Speaking of being fair, let's. I wonder if our fascination with atheism is well-focused. If Lent, the season we are currently slogging through, reminds us of anything, it reminds us that Christians are often practicing atheists. As I said, philosophical atheists cannot hate God. Christians, on the other hand, know God exists and therefore can and do hate him. One thing you do with persons you hate is pretend like they don't exist.
We dutifully say our prayers in the morning, but then go about the day hardly giving God a thought, making decisions and engaging the day as if we had left him at home. At the end of a whirlwind day, we fall exhausted into bed, and, if we are particularly devout, we offer up another prayer.

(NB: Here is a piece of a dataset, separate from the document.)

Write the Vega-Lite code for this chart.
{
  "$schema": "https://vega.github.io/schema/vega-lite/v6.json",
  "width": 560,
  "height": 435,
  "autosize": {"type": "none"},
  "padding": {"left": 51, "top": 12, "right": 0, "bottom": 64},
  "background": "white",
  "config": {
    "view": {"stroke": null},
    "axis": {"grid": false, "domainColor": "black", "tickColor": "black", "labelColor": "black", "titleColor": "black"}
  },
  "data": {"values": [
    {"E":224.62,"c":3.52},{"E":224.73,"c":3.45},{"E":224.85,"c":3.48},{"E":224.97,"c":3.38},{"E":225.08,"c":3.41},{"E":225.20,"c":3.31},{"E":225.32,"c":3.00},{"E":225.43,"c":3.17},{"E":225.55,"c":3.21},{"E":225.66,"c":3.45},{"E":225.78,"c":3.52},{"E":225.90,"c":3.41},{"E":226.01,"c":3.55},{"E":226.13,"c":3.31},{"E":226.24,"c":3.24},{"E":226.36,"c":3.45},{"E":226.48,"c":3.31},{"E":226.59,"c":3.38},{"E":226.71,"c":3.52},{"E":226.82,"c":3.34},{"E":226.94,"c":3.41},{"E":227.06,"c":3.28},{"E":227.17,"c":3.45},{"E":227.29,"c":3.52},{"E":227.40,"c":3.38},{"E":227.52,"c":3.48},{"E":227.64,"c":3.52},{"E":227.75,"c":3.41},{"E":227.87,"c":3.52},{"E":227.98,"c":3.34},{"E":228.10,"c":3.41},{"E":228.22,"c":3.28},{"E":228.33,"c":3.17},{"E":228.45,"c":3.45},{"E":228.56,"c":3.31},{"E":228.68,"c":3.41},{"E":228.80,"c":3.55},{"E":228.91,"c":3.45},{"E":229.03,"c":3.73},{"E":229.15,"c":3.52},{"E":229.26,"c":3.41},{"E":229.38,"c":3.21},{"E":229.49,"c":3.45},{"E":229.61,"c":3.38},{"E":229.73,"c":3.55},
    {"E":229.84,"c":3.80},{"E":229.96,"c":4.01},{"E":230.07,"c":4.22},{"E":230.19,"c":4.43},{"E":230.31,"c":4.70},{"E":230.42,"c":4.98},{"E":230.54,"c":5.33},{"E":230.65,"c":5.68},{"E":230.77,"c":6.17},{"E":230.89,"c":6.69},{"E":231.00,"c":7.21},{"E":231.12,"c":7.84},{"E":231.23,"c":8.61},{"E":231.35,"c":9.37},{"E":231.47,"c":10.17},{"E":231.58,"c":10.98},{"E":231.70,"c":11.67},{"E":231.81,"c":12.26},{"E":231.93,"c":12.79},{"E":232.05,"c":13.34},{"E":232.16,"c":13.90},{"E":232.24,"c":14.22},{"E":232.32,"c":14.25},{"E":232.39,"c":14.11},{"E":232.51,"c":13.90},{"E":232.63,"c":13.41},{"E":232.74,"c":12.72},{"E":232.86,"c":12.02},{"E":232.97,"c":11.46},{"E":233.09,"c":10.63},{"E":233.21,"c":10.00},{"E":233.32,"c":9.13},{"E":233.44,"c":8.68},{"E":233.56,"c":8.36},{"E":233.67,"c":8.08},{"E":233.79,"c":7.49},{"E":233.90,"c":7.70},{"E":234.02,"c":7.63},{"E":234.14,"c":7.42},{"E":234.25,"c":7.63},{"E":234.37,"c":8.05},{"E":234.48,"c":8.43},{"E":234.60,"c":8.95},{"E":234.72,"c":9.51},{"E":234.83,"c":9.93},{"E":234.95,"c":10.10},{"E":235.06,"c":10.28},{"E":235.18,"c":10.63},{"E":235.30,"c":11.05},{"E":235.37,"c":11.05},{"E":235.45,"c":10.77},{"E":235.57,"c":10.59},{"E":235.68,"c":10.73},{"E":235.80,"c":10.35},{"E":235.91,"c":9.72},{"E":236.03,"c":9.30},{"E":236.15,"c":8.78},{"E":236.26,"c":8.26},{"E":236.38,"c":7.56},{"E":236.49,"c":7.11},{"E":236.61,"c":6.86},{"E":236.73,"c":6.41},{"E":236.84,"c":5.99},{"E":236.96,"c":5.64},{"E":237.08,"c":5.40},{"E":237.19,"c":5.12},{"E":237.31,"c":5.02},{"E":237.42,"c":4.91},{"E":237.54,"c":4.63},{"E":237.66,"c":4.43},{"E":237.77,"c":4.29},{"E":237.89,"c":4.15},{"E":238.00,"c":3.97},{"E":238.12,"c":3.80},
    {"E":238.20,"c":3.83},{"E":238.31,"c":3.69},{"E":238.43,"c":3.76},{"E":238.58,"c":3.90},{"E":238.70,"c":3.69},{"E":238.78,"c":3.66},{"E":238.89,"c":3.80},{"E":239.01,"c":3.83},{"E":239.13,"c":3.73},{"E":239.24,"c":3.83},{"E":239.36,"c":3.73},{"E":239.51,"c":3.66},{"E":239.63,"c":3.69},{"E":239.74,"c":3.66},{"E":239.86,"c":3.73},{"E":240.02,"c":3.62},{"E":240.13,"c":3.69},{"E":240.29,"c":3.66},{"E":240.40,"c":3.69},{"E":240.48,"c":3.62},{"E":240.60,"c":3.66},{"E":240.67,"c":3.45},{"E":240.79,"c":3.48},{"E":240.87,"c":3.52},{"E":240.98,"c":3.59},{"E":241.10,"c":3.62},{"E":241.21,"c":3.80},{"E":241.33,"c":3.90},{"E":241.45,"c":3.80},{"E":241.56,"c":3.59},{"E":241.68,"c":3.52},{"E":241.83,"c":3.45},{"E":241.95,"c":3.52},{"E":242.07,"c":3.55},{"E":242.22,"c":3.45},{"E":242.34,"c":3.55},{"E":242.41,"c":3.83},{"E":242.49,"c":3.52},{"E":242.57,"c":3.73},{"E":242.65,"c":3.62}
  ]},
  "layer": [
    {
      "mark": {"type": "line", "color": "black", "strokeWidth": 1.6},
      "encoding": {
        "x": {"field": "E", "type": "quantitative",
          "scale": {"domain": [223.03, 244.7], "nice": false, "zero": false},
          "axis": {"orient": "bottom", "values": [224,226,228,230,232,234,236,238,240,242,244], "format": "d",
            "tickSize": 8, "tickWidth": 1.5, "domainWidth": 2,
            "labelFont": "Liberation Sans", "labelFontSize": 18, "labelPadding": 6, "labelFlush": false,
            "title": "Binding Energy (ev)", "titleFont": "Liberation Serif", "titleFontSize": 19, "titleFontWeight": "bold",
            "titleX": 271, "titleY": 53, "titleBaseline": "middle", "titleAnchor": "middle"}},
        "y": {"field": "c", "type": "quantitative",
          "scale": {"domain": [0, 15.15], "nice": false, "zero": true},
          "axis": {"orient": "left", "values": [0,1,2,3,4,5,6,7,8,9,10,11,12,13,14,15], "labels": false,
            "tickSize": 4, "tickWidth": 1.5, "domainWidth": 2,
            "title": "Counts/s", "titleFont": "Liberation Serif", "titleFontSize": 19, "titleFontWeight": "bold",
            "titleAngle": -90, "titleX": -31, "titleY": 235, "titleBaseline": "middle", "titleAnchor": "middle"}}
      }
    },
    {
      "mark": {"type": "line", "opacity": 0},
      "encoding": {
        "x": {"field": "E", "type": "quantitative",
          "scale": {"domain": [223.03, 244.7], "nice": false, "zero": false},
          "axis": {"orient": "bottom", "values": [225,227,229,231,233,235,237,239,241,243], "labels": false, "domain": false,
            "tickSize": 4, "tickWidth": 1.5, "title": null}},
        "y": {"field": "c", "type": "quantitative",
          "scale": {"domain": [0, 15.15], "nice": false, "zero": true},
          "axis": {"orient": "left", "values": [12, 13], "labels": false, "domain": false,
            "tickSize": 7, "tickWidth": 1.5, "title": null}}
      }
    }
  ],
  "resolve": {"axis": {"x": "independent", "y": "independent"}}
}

But the picture at the center of this prayer-framed life is often blank.
Take simple moral choices. Jesus tells us not to lust. But that doesn't stop the occasional peek at porn. We are told to speak the truth in love, and yet we tell so many white lies, we need an Excel sheet to keep track. We know we should turn the other cheek, but we delight in imagining rituals of revenge.
There are unconscious sins — the thoughtless word or angry gesture that comes out of nowhere. But then there are the deliberate sins: we have a moment to ponder our duty, which lies clearly before us. No question what God is calling us to do. And we do the opposite.
If this isn't a form of atheism, even of hating God, I don't know what is. No wonder Jesus uses stark language to describe faith: We either hate Jesus (John 15:23-24) or we hate ourselves (John 12:25). That's what it comes down to. And we often know who "our first hate" is.